----- DATA EXCERPT

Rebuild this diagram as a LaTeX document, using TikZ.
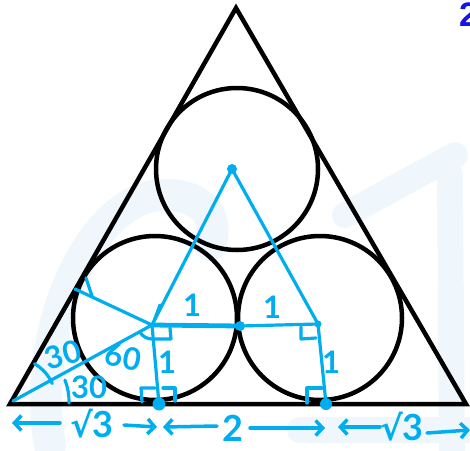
\documentclass[tikz,border=0pt]{standalone}
\usepackage{fontspec}
\setmainfont{Lato}
\newfontfamily\djv{DejaVu Sans}
\newfontfamily\lsb{Liberation Sans}
\usetikzlibrary{arrows.meta}
\definecolor{hb}{RGB}{0,174,239}
\definecolor{wmc}{RGB}{240,247,252}
\definecolor{qb}{RGB}{20,20,230}
\begin{document}
\begin{tikzpicture}[x=1pt,y=-1pt,
  blk/.style={line width=4.5pt, black},
  bl/.style={line width=3.2pt, hb, line cap=round, line join=round},
  lab/.style={text=hb, font=\bfseries\fontsize{31}{31}\selectfont, inner sep=0pt},
  big/.style={text=hb, font=\bfseries\fontsize{36}{36}\selectfont, inner sep=0pt},
  dimarr/.style={hb, line width=3.5pt, line cap=round, -{Straight Barb[length=7pt,width=15pt]}},
  wmark/.style={wmc, line width=32pt, line cap=round}]
\path[use as bounding box] (0,0) rectangle (470,450);
\clip (0,0) rectangle (470,450);
% faint watermark
\draw[wmark] (50,445) .. controls (30,330) and (90,200) .. (160,195) .. controls (200,193) and (220,215) .. (210,245);
\draw[wmark, line width=26pt] (345,215) -- (455,155);
\draw[wmark, line width=26pt] (450,175) -- (452,470);
\draw[wmark, line width=26pt] (300,430) -- (490,430);
% triangle and circles
\coordinate (A) at (236,8);
\coordinate (B) at (10,404);
\coordinate (C) at (466,404);
\draw[blk, line join=miter] (A) -- (B) -- (C) -- cycle;
\draw[blk] (237,169) circle[radius=81];
\draw[blk] (155,318) circle[radius=82];
\draw[blk] (320,318) circle[radius=82];
% blue construction
\coordinate (T) at (232,169);
\coordinate (L) at (152,325);
\coordinate (M) at (240,326);
\coordinate (R) at (318,324);
\coordinate (P1) at (159,404);
\coordinate (P2) at (326,404);
\coordinate (F) at (75,289);
\coordinate (Bb) at (13,401);
\draw[bl] (T) -- (L);
\draw[bl] (T) -- (R);
\draw[bl, line width=4.8pt] (L) -- (M);
\draw[bl] (M) -- (R);
\draw[bl] (L) -- (P1);
\draw[bl] (R) -- (P2);
\draw[bl] (L) -- (F);
\draw[bl] (L) -- (Bb);
\draw[bl] (160,305) -- (154,321);
% right-angle marks
\draw[bl] (86,278) -- (92,296);
\draw[bl] (153,339) -- (171,339) -- (170,328);
\draw[bl] (301,327) -- (301,339) -- (316,338);
\draw[bl] (142,402) -- (141,388) -- (155,388);
\draw[bl] (163,388) -- (175,388) -- (175,401);
\draw[bl] (307,403) -- (307,388) -- (322,388);
% angle arcs
\draw[bl] (L) ++(90:14) arc[start angle=90, end angle=150, radius=14];
\draw[bl] (Bb) ++(-60:43) arc[start angle=-60, end angle=-24, radius=43];
\draw[bl] (Bb) ++(-22:56) arc[start angle=-22, end angle=2, radius=56];
% dots
\fill[hb] (T) circle[radius=5];
\fill[hb] (M) circle[radius=5];
\fill[hb] (R) circle[radius=3.5];
\fill[hb] (P1) circle[radius=6.5];
\fill[hb] (P2) circle[radius=6];
% labels
\node[lab, rotate=16] (a30u) at (63,355) {30};
\node[lab] (a30l) at (89,387) {30};
\node[lab, rotate=-10] (a60) at (123,357) {60};
\node[lab] (o1) at (192,305) {1};
\node[lab] (o2) at (272,307) {1};
\node[lab] (o3) at (167,362) {1};
\node[lab] (o4) at (331,362) {1};
\node[big] (s1) at (92,424) {{\djv\fontsize{34}{34}\selectfont √}3};
\node[big] (two) at (233,428) {2};
\node[big] (s2) at (402,427) {{\djv\fontsize{34}{34}\selectfont √}3};
% dimension arrows
\coordinate (d1a) at (60,423); \coordinate (d1b) at (12,423);
\coordinate (d2a) at (124,425); \coordinate (d2b) at (157,427);
\coordinate (d3a) at (217,426); \coordinate (d3b) at (163,427);
\coordinate (d4a) at (250,428); \coordinate (d4b) at (325,428);
\coordinate (d5a) at (380,427); \coordinate (d5b) at (338,427);
\coordinate (d6a) at (427,433); \coordinate (d6b) at (470,430);
\draw[dimarr] (d1a) -- (d1b);
\draw[dimarr] (d2a) -- (d2b);
\draw[dimarr] (d3a) -- (d3b);
\draw[dimarr] (d4a) -- (d4b);
\draw[dimarr] (d5a) -- (d5b);
\draw[dimarr] (d6a) -- (d6b);
% question number (cut off)
\node[anchor=north west, inner sep=0pt, text=qb, font=\lsb\bfseries\fontsize{34}{34}\selectfont] (qn) at (459,3) {2};
\end{tikzpicture}
\end{document}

----------

(THE EXERCISE): Write the lines above out again exactly, without any of their pictures.

(TASK OUTPUT):
Rebuild this diagram as a LaTeX document, using TikZ.
\documentclass[tikz,border=0pt]{standalone}
\usepackage{fontspec}
\setmainfont{Lato}
\newfontfamily\djv{DejaVu Sans}
\newfontfamily\lsb{Liberation Sans}
\usetikzlibrary{arrows.meta}
\definecolor{hb}{RGB}{0,174,239}
\definecolor{wmc}{RGB}{240,247,252}
\definecolor{qb}{RGB}{20,20,230}
\begin{document}
\begin{tikzpicture}[x=1pt,y=-1pt,
  blk/.style={line width=4.5pt, black},
  bl/.style={line width=3.2pt, hb, line cap=round, line join=round},
  lab/.style={text=hb, font=\bfseries\fontsize{31}{31}\selectfont, inner sep=0pt},
  big/.style={text=hb, font=\bfseries\fontsize{36}{36}\selectfont, inner sep=0pt},
  dimarr/.style={hb, line width=3.5pt, line cap=round, -{Straight Barb[length=7pt,width=15pt]}},
  wmark/.style={wmc, line width=32pt, line cap=round}]
\path[use as bounding box] (0,0) rectangle (470,450);
\clip (0,0) rectangle (470,450);
% faint watermark
\draw[wmark] (50,445) .. controls (30,330) and (90,200) .. (160,195) .. controls (200,193) and (220,215) .. (210,245);
\draw[wmark, line width=26pt] (345,215) -- (455,155);
\draw[wmark, line width=26pt] (450,175) -- (452,470);
\draw[wmark, line width=26pt] (300,430) -- (490,430);
% triangle and circles
\coordinate (A) at (236,8);
\coordinate (B) at (10,404);
\coordinate (C) at (466,404);
\draw[blk, line join=miter] (A) -- (B) -- (C) -- cycle;
\draw[blk] (237,169) circle[radius=81];
\draw[blk] (155,318) circle[radius=82];
\draw[blk] (320,318) circle[radius=82];
% blue construction
\coordinate (T) at (232,169);
\coordinate (L) at (152,325);
\coordinate (M) at (240,326);
\coordinate (R) at (318,324);
\coordinate (P1) at (159,404);
\coordinate (P2) at (326,404);
\coordinate (F) at (75,289);
\coordinate (Bb) at (13,401);
\draw[bl] (T) -- (L);
\draw[bl] (T) -- (R);
\draw[bl, line width=4.8pt] (L) -- (M);
\draw[bl] (M) -- (R);
\draw[bl] (L) -- (P1);
\draw[bl] (R) -- (P2);
\draw[bl] (L) -- (F);
\draw[bl] (L) -- (Bb);
\draw[bl] (160,305) -- (154,321);
% right-angle marks
\draw[bl] (86,278) -- (92,296);
\draw[bl] (153,339) -- (171,339) -- (170,328);
\draw[bl] (301,327) -- (301,339) -- (316,338);
\draw[bl] (142,402) -- (141,388) -- (155,388);
\draw[bl] (163,388) -- (175,388) -- (175,401);
\draw[bl] (307,403) -- (307,388) -- (322,388);
% angle arcs
\draw[bl] (L) ++(90:14) arc[start angle=90, end angle=150, radius=14];
\draw[bl] (Bb) ++(-60:43) arc[start angle=-60, end angle=-24, radius=43];
\draw[bl] (Bb) ++(-22:56) arc[start angle=-22, end angle=2, radius=56];
% dots
\fill[hb] (T) circle[radius=5];
\fill[hb] (M) circle[radius=5];
\fill[hb] (R) circle[radius=3.5];
\fill[hb] (P1) circle[radius=6.5];
\fill[hb] (P2) circle[radius=6];
% labels
\node[lab, rotate=16] (a30u) at (63,355) {30};
\node[lab] (a30l) at (89,387) {30};
\node[lab, rotate=-10] (a60) at (123,357) {60};
\node[lab] (o1) at (192,305) {1};
\node[lab] (o2) at (272,307) {1};
\node[lab] (o3) at (167,362) {1};
\node[lab] (o4) at (331,362) {1};
\node[big] (s1) at (92,424) {{\djv\fontsize{34}{34}\selectfont √}3};
\node[big] (two) at (233,428) {2};
\node[big] (s2) at (402,427) {{\djv\fontsize{34}{34}\selectfont √}3};
% dimension arrows
\coordinate (d1a) at (60,423); \coordinate (d1b) at (12,423);
\coordinate (d2a) at (124,425); \coordinate (d2b) at (157,427);
\coordinate (d3a) at (217,426); \coordinate (d3b) at (163,427);
\coordinate (d4a) at (250,428); \coordinate (d4b) at (325,428);
\coordinate (d5a) at (380,427); \coordinate (d5b) at (338,427);
\coordinate (d6a) at (427,433); \coordinate (d6b) at (470,430);
\draw[dimarr] (d1a) -- (d1b);
\draw[dimarr] (d2a) -- (d2b);
\draw[dimarr] (d3a) -- (d3b);
\draw[dimarr] (d4a) -- (d4b);
\draw[dimarr] (d5a) -- (d5b);
\draw[dimarr] (d6a) -- (d6b);
% question number (cut off)
\node[anchor=north west, inner sep=0pt, text=qb, font=\lsb\bfseries\fontsize{34}{34}\selectfont] (qn) at (459,3) {2};
\end{tikzpicture}
\end{document}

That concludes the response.